No room?
John Lampen argues that refugee children deserve better
Ioften feel proud to be British – and occasionally very ashamed. One such occasion was when our government said they would only admit 350 unaccompanied refugee children into Britain, instead of the 3,000 pledged and enacted in law in an amendment to the Immigration Act 2016. Alf Dubs, author of the amendment, had come to Britain on the Kindertransport, widely acclaimed as an achievement of British generosity and tolerance. What a contrast to the recent announcement!
Even 3,000 was not a generous figure. Apart from the many who came overland from the Middle East, we know that 28,223 children crossed the war-torn Sahara Desert and the Mediterranean last year, and 700 more died on the journey. Nine out of ten children who crossed the Mediterranean last year were unaccompanied. A total of 25,846 children made the crossing, which is double the previous year. The latest UNICEF report, called A Deadly Journey for Children, tells that:
- Three quarters of the migrant children experienced violence, harassment or aggression from adults on the journey. Many were detained and abused in camps set up by the warring militias in Libya.

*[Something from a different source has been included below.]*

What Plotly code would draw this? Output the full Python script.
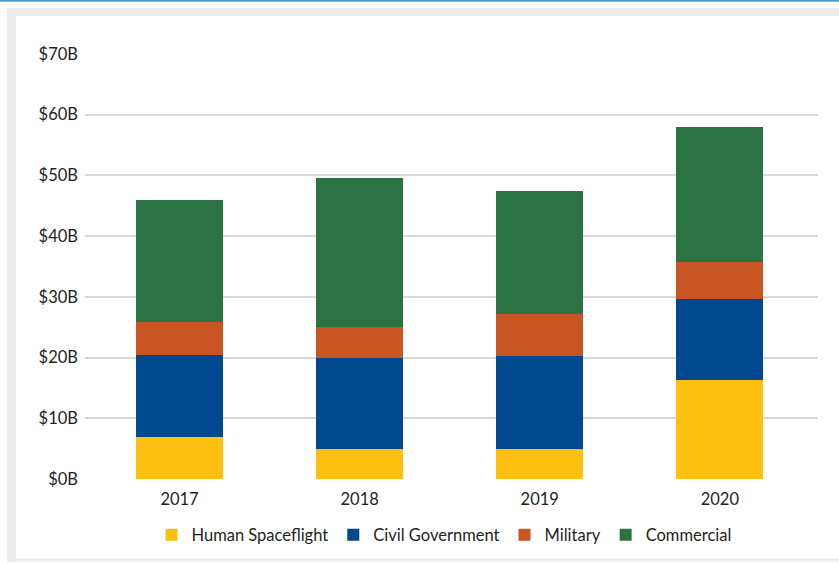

- Most children and women had to rely on smugglers under ‘pay as you go’ arrangements and so were vulnerable to sexual and other abuse, abduction and trafficking on arrival in Europe. Many of them were sent by the smugglers to ‘connection houses’ and forced to work for undefined periods to pay off the price of the journey.
- Most reported verbal or emotional abuse, while about half had suffered beating or other physical abuse. Girls reported a higher incidence of abuse than boys. Several also said they did not have access to adequate food on the way to Libya.
- The central Mediterranean Sea route is now a thoroughly criminalised enterprise with children and women bearing the cost. The smugglers and traffickers are winning, because there are no safe and legal alternatives.
Arriving in Europe, even if they were not still in the grip of the smugglers, the countries that should have been welcoming them were little more kind. All too often they were put behind bars – in detention facilities or in police custody – because of a lack of space in child protection centres. Determining a child’s asylum request is complex and lengthy – up to two years – and processes for family reunification are equally slow. Children often spend long periods of time uncertain of what their future holds and have been out of school for months or years. Fears of being prevented from continuing the journey, mistrust in the authorities, or the long wait for decisions have led many of them not to register, or even to hide.
Conservative MPs were among those who protested at the broken promise, claiming that the Home Office had not seriously tried to find out what places were available. Labour MP Allison McGovern said: ‘It is not true that there is no space left for Dubs children in local authority care… Let us consider Lewisham. It said that it can take twenty-three children, but it has received just one.’
Did the government only accept the Dubs amendment because it was a popular move after the death of the three-year-old Syrian boy Alan Kurdi, which aroused huge compassion? And when the Brexit vote showed diminishing sympathy for refugees, were they happy to curtail it?
Helping a few thousand children is not going to remove the causes of this vast human tragedy; but nor will it cause serious inconvenience to our country. I have no doubt that this is a question of life and death.
As the Qur’an and the Talmud both say: ‘Whoever saves a life, it is as though he had saved the lives of all men.’